Three Main Types of ADD
Nearly every definition of attention deficit disorder identifies three main types of ADD: predominantly inattentive, predominantly hyperactive-impulsive, and both inattentive and hyperactive-impulsive.
Inattentiveness is identified by characteristics such as:
- Easy distractibility (particularly by stimuli which are unrelated to a task being performed).
- Difficulty with focusing on details and particulars.
- High frequency of mistakes which can be attributed to carelessness.
- Chronic forgetfulness.
- Inability to complete or follow through with tasks.
Hyperactivity-impulsivity is often associated with traits like:
- Being excessively fidgety.
- An inability to sit still for long periods of time.
- Difficulty with quiet, individual and non-active tasks.
- General impatience.
- Lack of behavioral and emotional inhibition.
A Diagnostic Definition of Attention Deficit Disorder
The DSM-IV outlines a total of 18 criteria for diagnosing ADD. (Although most lay people and indeed many professionals refer to the disorder as ADD, it is in fact officially known as ADHD, but this is not universally accepted).

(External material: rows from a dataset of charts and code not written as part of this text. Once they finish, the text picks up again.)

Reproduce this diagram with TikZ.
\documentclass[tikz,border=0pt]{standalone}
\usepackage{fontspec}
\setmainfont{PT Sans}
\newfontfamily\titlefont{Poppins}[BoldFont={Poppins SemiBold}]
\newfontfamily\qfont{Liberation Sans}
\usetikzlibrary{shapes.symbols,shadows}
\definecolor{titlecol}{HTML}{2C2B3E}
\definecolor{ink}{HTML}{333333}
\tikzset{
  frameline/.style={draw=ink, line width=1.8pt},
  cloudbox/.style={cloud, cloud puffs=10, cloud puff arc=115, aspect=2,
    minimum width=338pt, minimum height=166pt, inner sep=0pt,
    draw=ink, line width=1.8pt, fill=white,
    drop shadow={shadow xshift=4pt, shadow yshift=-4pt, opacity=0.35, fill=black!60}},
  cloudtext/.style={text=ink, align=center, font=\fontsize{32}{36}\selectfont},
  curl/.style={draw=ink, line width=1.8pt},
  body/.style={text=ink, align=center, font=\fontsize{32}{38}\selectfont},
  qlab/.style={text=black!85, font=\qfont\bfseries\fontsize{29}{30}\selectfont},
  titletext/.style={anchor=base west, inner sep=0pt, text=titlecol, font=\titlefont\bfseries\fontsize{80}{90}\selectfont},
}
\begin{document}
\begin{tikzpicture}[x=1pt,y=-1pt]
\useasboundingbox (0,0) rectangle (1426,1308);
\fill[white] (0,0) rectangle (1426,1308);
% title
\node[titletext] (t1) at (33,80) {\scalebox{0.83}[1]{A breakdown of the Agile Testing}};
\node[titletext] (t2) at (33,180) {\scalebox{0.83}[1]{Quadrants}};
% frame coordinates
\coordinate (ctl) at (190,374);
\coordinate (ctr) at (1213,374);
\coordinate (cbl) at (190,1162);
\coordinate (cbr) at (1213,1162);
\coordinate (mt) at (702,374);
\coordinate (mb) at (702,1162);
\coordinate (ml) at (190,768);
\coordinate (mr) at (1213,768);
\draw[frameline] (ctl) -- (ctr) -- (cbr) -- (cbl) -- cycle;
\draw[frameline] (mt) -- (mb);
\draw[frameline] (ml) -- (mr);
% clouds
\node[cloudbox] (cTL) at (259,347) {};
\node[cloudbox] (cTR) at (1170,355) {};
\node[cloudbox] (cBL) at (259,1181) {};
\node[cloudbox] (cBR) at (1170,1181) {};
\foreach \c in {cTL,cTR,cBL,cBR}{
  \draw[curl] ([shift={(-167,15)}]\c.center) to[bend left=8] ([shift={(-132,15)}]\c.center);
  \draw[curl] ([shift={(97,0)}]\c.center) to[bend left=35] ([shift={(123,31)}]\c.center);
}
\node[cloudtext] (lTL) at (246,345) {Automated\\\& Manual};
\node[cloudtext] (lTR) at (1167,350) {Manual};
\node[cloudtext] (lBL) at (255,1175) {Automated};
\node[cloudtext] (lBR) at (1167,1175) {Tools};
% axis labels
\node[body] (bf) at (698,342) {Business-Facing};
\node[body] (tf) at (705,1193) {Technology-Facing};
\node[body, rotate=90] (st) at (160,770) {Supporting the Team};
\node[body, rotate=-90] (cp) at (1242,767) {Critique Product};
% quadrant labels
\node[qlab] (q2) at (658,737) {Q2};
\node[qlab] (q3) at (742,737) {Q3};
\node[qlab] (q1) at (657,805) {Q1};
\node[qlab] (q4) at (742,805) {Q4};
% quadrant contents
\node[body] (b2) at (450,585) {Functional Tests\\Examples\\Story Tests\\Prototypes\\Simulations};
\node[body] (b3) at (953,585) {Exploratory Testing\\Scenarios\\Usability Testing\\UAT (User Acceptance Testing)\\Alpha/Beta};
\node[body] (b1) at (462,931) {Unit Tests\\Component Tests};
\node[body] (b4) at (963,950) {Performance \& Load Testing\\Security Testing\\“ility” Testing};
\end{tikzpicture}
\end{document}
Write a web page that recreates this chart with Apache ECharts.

There are nine criteria which identify the predominantly inattentive type (1A) and nine separate criteria for the predominantly hyperactive-impulsive type (1B). To be diagnosed with the disorder, a patient must demonstrate either at least six of the nine criteria for inattentiveness or six of the criteria for hyperactivity-impulsivity. If the patient demonstrates at least six of the criteria from both subtypes, then they are identified as having both inattentive and hyperactive-impulsive types.
Using these diagnostic criteria, it is possible to formulate a definition of attention deficit disorder which identifies it as the state of meeting the necessary requirements to be diagnosed with the condition. Put differently, attention deficit disorder can be defined as the collection of symptoms which are used for diagnosing an individual.
(It is important to point out that there are also criteria which require the symptoms to be present for a certain period of time and to significantly impair the individual, and they must not be caused by other mental health conditions).
Defining Attention Deficit Disorder as a Cognitive Impairment Syndrome
Most definitions of ADD classify it as a neurobehavioral disorder. This makes sense, as all of the diagnostic criteria used for identifying ADD are observable behaviors which are presumably caused by certain neurological configurations.
Yale clinician Dr. Thomas E. Brown has used his experience researching and treating ADD to develop a new model for attention deficit disorder. This is based on understanding ADD as “developmentally impaired executive function.” Brown identifies six clusters of interrelated cognitive functions which are typically found to be impaired in individuals who are diagnosed with ADD: activation, focus, effort, emotion, memory and action. These capacities work together to perform executive functions such as regulating, directing and sustaining attention.
Brown refers to the impairment of these functions as ADD syndrome, rather than attention deficit hyperactivity disorder. This is because when some of these functions are chronically impaired in an individual, it can reliably be expected that impairments in the other capacities will also be found. Another reason is that all of these functions tend to respond in a similar way to treatment, suggesting that they result from the same underlying cause. His model of impaired executive function suggests that the label “attention deficiency hyperactivity disorder” may be misleading and might possibly mask certain aspects of the condition.
Problems with Defining Attention Deficit Disorder
Despite the growing consensus within the clinical psychology community that the current standard of diagnosis can effectively identify individuals who stand to benefit from treatments for ADD, there is no universally accepted definition of attention deficit disorder. Perhaps the main reason for this is our present lack of knowledge about how the brain works. While new technologies and methods for studying the central nervous system have been rapidly increasing in sophistication throughout the last several decades, there remains much that is unknown about exactly how the brain functions. This is particularly true at the higher cognitive levels.
It may not be until scientists come to a better understanding of how cognitive systems work that we will have a precise and commonly accepted definition of attention deficit disorder. Current research strongly suggests that one of the main causes of ADD is a heritable deficiency in how the neurotransmitters dopamine and norepinephrine are produced and released.
If this is indeed the case and the relevant details are discovered, attention deficit disorder may come to be defined as the mutation of a particular gene which is associated with dopamine or norepinephrine and causes the symptoms we now identify with ADD. Until then, perhaps the best definition of attention deficit disorder is the more uncertain and imprecise one which is based on the commonly accepted diagnostic criteria.
Sternberg, Robert J. Cognitive Psychology: Fourth Edition. Thomson Wadsworth, 2006.
Brown, Thomas E. Attention Deficit Disorder: The Unfocused Mind in Children and Adults. Yale University Press, 2005.